═════ GIVEN MATERIAL ═════
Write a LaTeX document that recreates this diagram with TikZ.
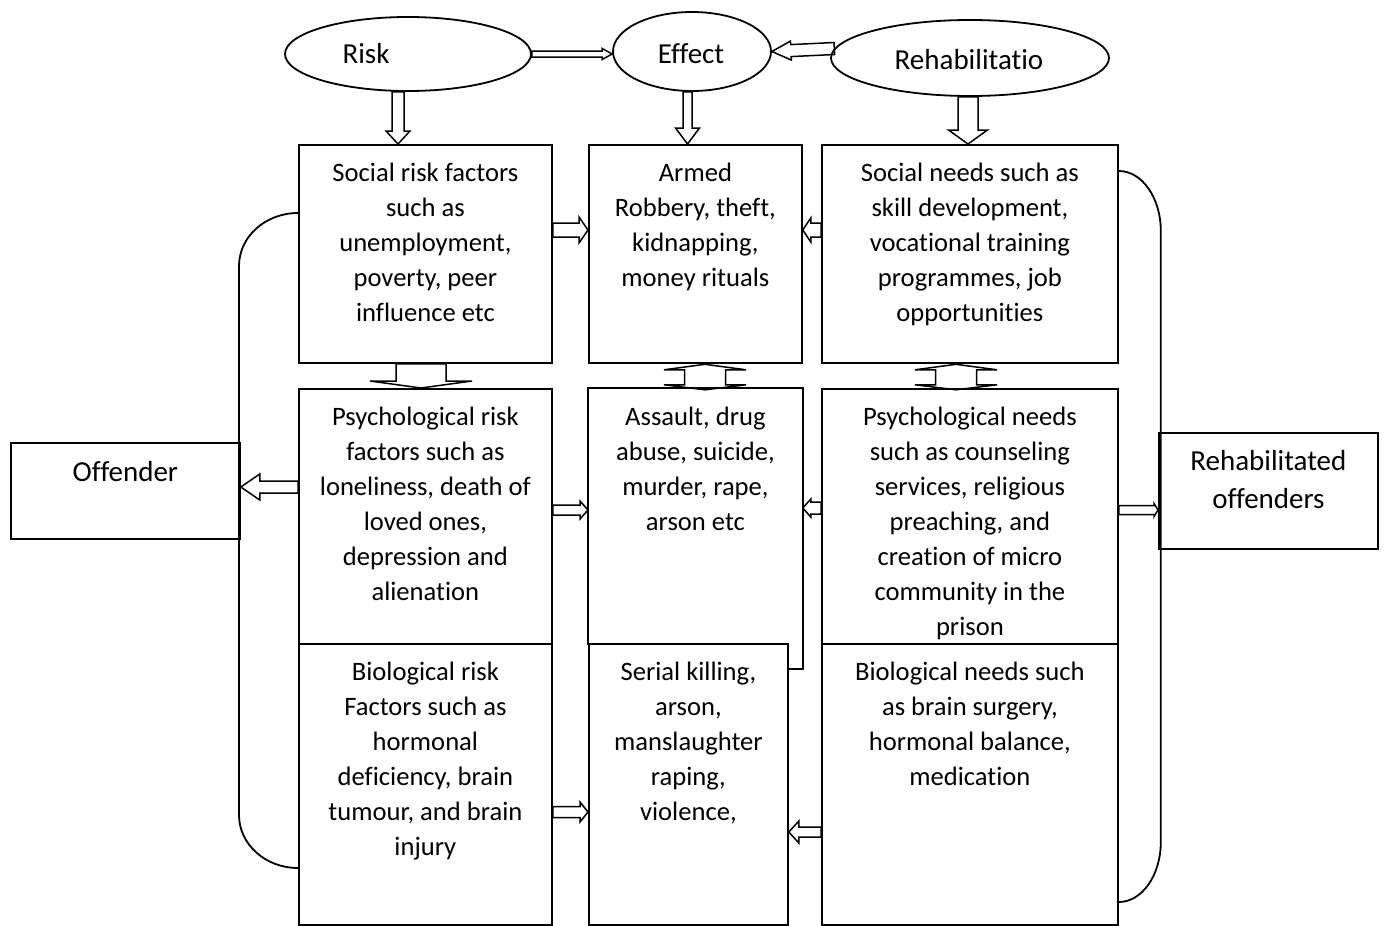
\documentclass[tikz,border=0pt]{standalone}
\usepackage{fontspec}
\setmainfont{Carlito}[RawFeature={-liga;-clig;-calt;-dlig}]
\usetikzlibrary{calc,shapes.geometric}

% cell content: width, height, first-baseline drop, lines
\newcommand\cellbox[4]{\parbox[t][#2][t]{#1}{\centering\rule{0pt}{#3}#4}}

% hollow block arrow: tail, tip, shaft half-width, head half-width, head length
\newcommand\blockarrow[5]{%
  \coordinate (ba-base) at ($(#2)!#5!(#1)$);
  \draw[blockarrow] ($(#1)!#3!90:(#2)$) -- ($(ba-base)!#3!90:(#2)$)
    -- ($(ba-base)!#4!90:(#2)$) -- (#2) -- ($(ba-base)!#4!-90:(#2)$)
    -- ($(ba-base)!#3!-90:(#2)$) -- ($(#1)!#3!-90:(#2)$) -- cycle;}

% hollow double-headed vertical arrow around a centre point
\newcommand\dblvarrow[1]{%
  \draw[blockarrow] ($(#1)+(0,-12.5)$) -- ++(41,5.5) -- ++(-20.5,0) -- ++(0,15)
    -- ++(20.5,0) -- ++(-41,5) -- ++(-41,-5) -- ++(20.5,0) -- ++(0,-15)
    -- ++(-20.5,0) -- cycle;}

\begin{document}
\begin{tikzpicture}[x=1pt,y=-1pt,line width=1.8pt,
  cell/.style={draw, rectangle, inner sep=0pt, anchor=north west,
    font=\fontsize{26.6}{35}\selectfont},
  sidecell/.style={draw, rectangle, inner sep=0pt, anchor=north west,
    font=\fontsize{29}{38}\selectfont},
  oval/.style={draw, ellipse, inner sep=0pt},
  ovaltext/.style={inner sep=0pt, font=\fontsize{29}{35}\selectfont},
  blockarrow/.style={draw, line width=1.5pt, line join=miter},
  loop/.style={draw, line width=1.8pt}]

\useasboundingbox (0,0) rectangle (1384,926);

% headings
\node[oval, minimum width=246, minimum height=74] (risk) at (408,54) {};
\node[oval, minimum width=158, minimum height=79] (effect) at (692,51.5) {};
\node[oval, minimum width=278, minimum height=76] (rehab) at (970,58) {};
\node[ovaltext] (risk-t) at (366,53.5) {Risk};
\node[ovaltext] (effect-t) at (691,53.5) {Effect};
\node[ovaltext] (rehab-t) at (969,60) {Rehabilitatio};

% first row
\node[cell] (s1) at (298,144) {\cellbox{253pt}{218pt}{37pt}{Social risk factors\\ such as\\ unemployment,\\ poverty, peer\\ influence etc}};
\node[cell] (m1) at (588,144) {\cellbox{213pt}{218pt}{37pt}{Armed\\ Robbery, theft,\\ kidnapping,\\ money rituals}};
\node[cell] (r1) at (821,144) {\cellbox{296pt}{218pt}{37pt}{Social needs such as\\ skill development,\\ vocational training\\ programmes, job\\ opportunities}};

% second row
\node[cell] (s2) at (298,388) {\cellbox{253pt}{255pt}{37pt}{Psychological risk\\ factors such as\\ loneliness, death of\\ loved ones,\\ depression and\\ alienation}};
\node[cell, draw=none] (m2) at (588,388) {\cellbox{213pt}{255pt}{37pt}{Assault, drug\\ abuse, suicide,\\ murder, rape,\\ arson etc}};
\node[cell] (r2) at (821,388) {\cellbox{296pt}{255pt}{37pt}{Psychological needs\\ such as counseling\\ services, religious\\ preaching, and\\ creation of micro\\ community in the\\ prison}};

% third row
\node[cell] (s3) at (298,643) {\cellbox{253pt}{281pt}{37pt}{Biological risk\\ Factors such as\\ hormonal\\ deficiency, brain\\ tumour, and brain\\ injury}};
\node[cell] (m3) at (588,643) {\cellbox{199pt}{281pt}{37pt}{Serial killing,\\ arson,\\ manslaughter\\ raping,\\ violence,}};
\node[cell] (r3) at (821,643) {\cellbox{296pt}{281pt}{37pt}{Biological needs such\\ as brain surgery,\\ hormonal balance,\\ medication}};

% outline of the second effect cell
\coordinate (m2jog) at ($(m2.south east)+(0,24)$);
\draw (m2.south west) |- (m2.north east) -- (m2jog) -- (m3.east |- m2jog);

% outcomes
\node[sidecell] (off) at (10,442) {\cellbox{229pt}{96pt}{39pt}{Offender}};
\node[sidecell] (reh) at (1158,432) {\cellbox{219pt}{116pt}{38pt}{Rehabilitated\\ offenders}};

% arrows between headings
\coordinate (a1h) at (effect.west |- risk.east);
\blockarrow{risk.east}{a1h}{3pt}{5.5pt}{10pt}
\blockarrow{rehab.176}{effect.east}{6pt}{9.5pt}{19pt}

% arrows from headings down to the first row
\coordinate (a3h) at ($(s1.north west)+(100,0)$);
\coordinate (a3t) at (a3h |- risk.south);
\blockarrow{a3t}{a3h}{6pt}{12pt}{13pt}
\coordinate (a4h) at ($(m1.north west)+(99.5,0)$);
\coordinate (a4t) at (a4h |- effect.south);
\blockarrow{a4t}{a4h}{4.5pt}{12pt}{16pt}
\coordinate (a5h) at ($(r1.north west)+(147,0)$);
\coordinate (a5t) at (a5h |- rehab.south);
\blockarrow{a5t}{a5h}{10pt}{19.5pt}{14pt}

% arrows into the effect column
\coordinate (a6t) at ($(s1.north east)+(0,86)$);
\coordinate (a6h) at (m1.west |- a6t);
\blockarrow{a6t}{a6h}{7pt}{13pt}{9pt}
\coordinate (a7t) at ($(r1.north west)+(0,86)$);
\coordinate (a7h) at (m1.east |- a7t);
\blockarrow{a7t}{a7h}{7pt}{12pt}{8pt}
\coordinate (a8t) at ($(s2.north east)+(0,122)$);
\coordinate (a8h) at (m2.west |- a8t);
\blockarrow{a8t}{a8h}{5pt}{9pt}{8pt}
\coordinate (a9t) at ($(r2.north west)+(0,120)$);
\coordinate (a9h) at (m2.east |- a9t);
\blockarrow{a9t}{a9h}{6pt}{9pt}{8pt}
\coordinate (a10t) at ($(s3.north east)+(0,169)$);
\coordinate (a10h) at (m3.west |- a10t);
\blockarrow{a10t}{a10h}{5.5pt}{10pt}{8pt}
\coordinate (a11t) at ($(r3.north west)+(0,189)$);
\coordinate (a11h) at (m3.east |- a11t);
\blockarrow{a11t}{a11h}{5pt}{11pt}{10pt}

% arrows to the outcomes
\coordinate (a12t) at ($(s2.north west)+(0,99)$);
\coordinate (a12h) at (off.east |- a12t);
\blockarrow{a12t}{a12h}{6pt}{13pt}{19pt}
\coordinate (a13t) at ($(r2.north east)+(0,122)$);
\coordinate (a13h) at (reh.west |- a13t);
\blockarrow{a13t}{a13h}{4.5pt}{6.5pt}{4pt}

% arrows between the first and second rows
\coordinate (a14t) at ($(s1.south west)+(123,0)$);
\coordinate (a14h) at (a14t |- s2.north);
\blockarrow{a14t}{a14h}{25pt}{51pt}{7pt}
\coordinate (c2) at ($(m1.south west)+(117,13)$);
\dblvarrow{c2}
\coordinate (c3) at ($(r1.south west)+(135,13)$);
\dblvarrow{c3}

% side brackets
\draw[loop] ($(s1.north west)+(0,69)$) arc[start angle=270, end angle=180, x radius=59, y radius=53]
  -- ($(s3.north west)+(-59,172)$) arc[start angle=180, end angle=90, x radius=59, y radius=53];
\draw[loop] ($(r1.north east)+(0,27)$) arc[start angle=270, end angle=360, x radius=42, y radius=60]
  -- ($(r3.north east)+(42,199)$) arc[start angle=0, end angle=90, x radius=42, y radius=60];
\end{tikzpicture}
\end{document}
═════
Skip the pictures and restate exactly the lines from the beginning of the listing to the line with "-- ($(ba-base)!#3!-90:(#2)$) -- ($(#1)!#3!-90:(#2)$)", that line included.

Write a LaTeX document that recreates this diagram with TikZ.
\documentclass[tikz,border=0pt]{standalone}
\usepackage{fontspec}
\setmainfont{Carlito}[RawFeature={-liga;-clig;-calt;-dlig}]
\usetikzlibrary{calc,shapes.geometric}

% cell content: width, height, first-baseline drop, lines
\newcommand\cellbox[4]{\parbox[t][#2][t]{#1}{\centering\rule{0pt}{#3}#4}}

% hollow block arrow: tail, tip, shaft half-width, head half-width, head length
\newcommand\blockarrow[5]{%
  \coordinate (ba-base) at ($(#2)!#5!(#1)$);
  \draw[blockarrow] ($(#1)!#3!90:(#2)$) -- ($(ba-base)!#3!90:(#2)$)
    -- ($(ba-base)!#4!90:(#2)$) -- (#2) -- ($(ba-base)!#4!-90:(#2)$)
    -- ($(ba-base)!#3!-90:(#2)$) -- ($(#1)!#3!-90:(#2)$) -- cycle;}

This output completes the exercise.